Your task:
Leave out all pictures. Return exactly the lines from the top of the material through the line containing "ax.set_yticks([])".
⁂
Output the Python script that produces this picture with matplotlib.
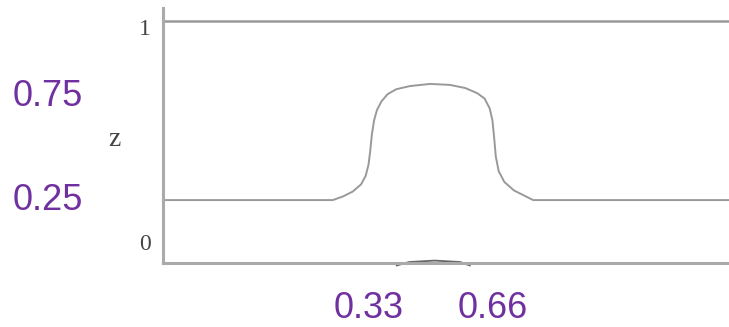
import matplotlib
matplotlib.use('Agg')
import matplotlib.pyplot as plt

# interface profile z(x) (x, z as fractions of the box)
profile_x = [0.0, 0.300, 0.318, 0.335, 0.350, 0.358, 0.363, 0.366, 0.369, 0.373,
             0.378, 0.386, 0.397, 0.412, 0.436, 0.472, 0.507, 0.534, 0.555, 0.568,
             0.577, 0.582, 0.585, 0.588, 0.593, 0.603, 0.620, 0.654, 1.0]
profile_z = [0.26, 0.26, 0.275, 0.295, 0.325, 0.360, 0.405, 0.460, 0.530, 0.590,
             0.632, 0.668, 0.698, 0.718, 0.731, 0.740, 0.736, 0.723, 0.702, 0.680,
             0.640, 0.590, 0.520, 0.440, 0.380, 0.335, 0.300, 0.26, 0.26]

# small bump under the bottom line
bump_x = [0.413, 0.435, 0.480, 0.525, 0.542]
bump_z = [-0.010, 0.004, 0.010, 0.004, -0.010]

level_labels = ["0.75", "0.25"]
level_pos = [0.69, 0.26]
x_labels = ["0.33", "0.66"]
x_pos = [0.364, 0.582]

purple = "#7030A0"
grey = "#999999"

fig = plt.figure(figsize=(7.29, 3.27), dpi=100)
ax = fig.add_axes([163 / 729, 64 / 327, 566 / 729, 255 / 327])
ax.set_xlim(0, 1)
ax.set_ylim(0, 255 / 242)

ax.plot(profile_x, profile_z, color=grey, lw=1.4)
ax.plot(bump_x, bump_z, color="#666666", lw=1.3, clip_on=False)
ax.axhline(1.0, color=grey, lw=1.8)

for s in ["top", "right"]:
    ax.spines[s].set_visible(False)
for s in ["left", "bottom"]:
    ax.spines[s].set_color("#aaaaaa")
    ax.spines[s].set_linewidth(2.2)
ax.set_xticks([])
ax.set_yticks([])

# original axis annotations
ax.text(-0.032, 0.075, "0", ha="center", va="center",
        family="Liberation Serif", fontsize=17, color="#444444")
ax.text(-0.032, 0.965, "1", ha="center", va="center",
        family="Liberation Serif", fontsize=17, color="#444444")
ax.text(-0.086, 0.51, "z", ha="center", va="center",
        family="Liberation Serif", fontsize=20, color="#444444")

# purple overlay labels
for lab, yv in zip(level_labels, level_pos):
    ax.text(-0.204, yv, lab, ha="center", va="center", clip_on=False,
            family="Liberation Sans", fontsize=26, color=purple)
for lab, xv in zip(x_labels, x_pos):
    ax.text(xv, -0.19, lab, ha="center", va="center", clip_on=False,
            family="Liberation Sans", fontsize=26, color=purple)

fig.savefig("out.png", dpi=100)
⁂
Result for this exercise:
Output the Python script that produces this picture with matplotlib.
import matplotlib
matplotlib.use('Agg')
import matplotlib.pyplot as plt

# interface profile z(x) (x, z as fractions of the box)
profile_x = [0.0, 0.300, 0.318, 0.335, 0.350, 0.358, 0.363, 0.366, 0.369, 0.373,
             0.378, 0.386, 0.397, 0.412, 0.436, 0.472, 0.507, 0.534, 0.555, 0.568,
             0.577, 0.582, 0.585, 0.588, 0.593, 0.603, 0.620, 0.654, 1.0]
profile_z = [0.26, 0.26, 0.275, 0.295, 0.325, 0.360, 0.405, 0.460, 0.530, 0.590,
             0.632, 0.668, 0.698, 0.718, 0.731, 0.740, 0.736, 0.723, 0.702, 0.680,
             0.640, 0.590, 0.520, 0.440, 0.380, 0.335, 0.300, 0.26, 0.26]

# small bump under the bottom line
bump_x = [0.413, 0.435, 0.480, 0.525, 0.542]
bump_z = [-0.010, 0.004, 0.010, 0.004, -0.010]

level_labels = ["0.75", "0.25"]
level_pos = [0.69, 0.26]
x_labels = ["0.33", "0.66"]
x_pos = [0.364, 0.582]

purple = "#7030A0"
grey = "#999999"

fig = plt.figure(figsize=(7.29, 3.27), dpi=100)
ax = fig.add_axes([163 / 729, 64 / 327, 566 / 729, 255 / 327])
ax.set_xlim(0, 1)
ax.set_ylim(0, 255 / 242)

ax.plot(profile_x, profile_z, color=grey, lw=1.4)
ax.plot(bump_x, bump_z, color="#666666", lw=1.3, clip_on=False)
ax.axhline(1.0, color=grey, lw=1.8)

for s in ["top", "right"]:
    ax.spines[s].set_visible(False)
for s in ["left", "bottom"]:
    ax.spines[s].set_color("#aaaaaa")
    ax.spines[s].set_linewidth(2.2)
ax.set_xticks([])
ax.set_yticks([])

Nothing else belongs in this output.